Ask one question of any task: could you write it down clearly enough for someone else — or something else — to do it without you? If yes, that’s execution. What’s left — deciding what’s worth doing, defining what good looks like, owning the call when it matters — is judgment. Most jobs are a mix of both, and most people have never separated the two. That separation is the Layer Split, and it’s the first move.

I work with my hands, in a physical or skilled trade — does any of this apply to me?

Yes — but not the way it applies to a desk worker. Wave 5 compresses routine cognitive work — the middle. The physical and skilled trades sit at the base, and the AI buildout runs on them: the electricians, cooling engineers, and crews building the data centers can’t be handed to a machine. If anything, the wave is driving demand for that work — the squeeze is on the middle, not the base.

Getting Started

What’s the first thing I should actually do?

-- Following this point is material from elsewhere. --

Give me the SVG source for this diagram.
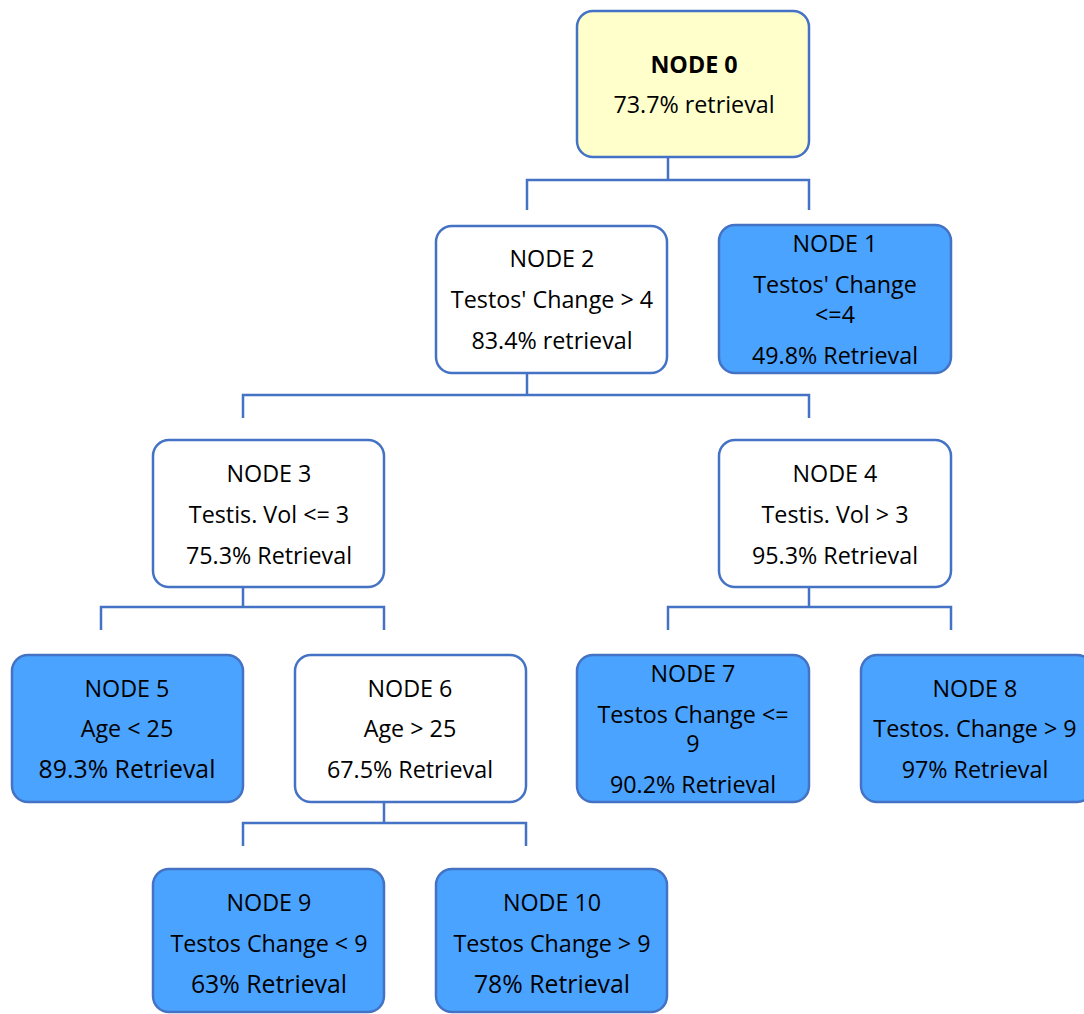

Do the Layer Split. Write down what your work actually consists of this week — every task, plainly — and mark each one as execution or judgment. It takes about twenty minutes and costs nothing. You can’t move up a layer until you can see both layers — and that’s the whole first step: knowing which of your tasks are which.

Can I use AI itself to do the Layer Split?

You can — but be careful what you hand off. The point of the Layer Split isn’t the finished list; it’s the reflection that producing it forces — and that’s exactly the part AI can’t do for you. Hand it the sorting and you get an answer without the seeing that makes it stick. Do the first pass yourself; bring AI in to pressure-test it after, not to skip it.

What if my company isn’t doing anything about this?

Most aren’t — and that’s not cover, it’s exposure. The wave doesn’t wait for your employer to have a plan, and a company standing still is one whose roles get compressed without anyone deciding to protect yours. The good news: none of this needs their permission. The Layer Split is yours to do, and moving toward judgment is a move you make for yourself, wherever you work.

What if I can’t move up to the judgment layer?

This is the honest hard part — not everyone moves up the same distance, and pretending otherwise would be a lie. But the move isn’t a leap to a new title; it’s a direction. Every job holds some judgment — the goal is to claim more of it and hand off more of the execution while the window’s open. The danger was never failing to reach the top. It’s standing still in the middle.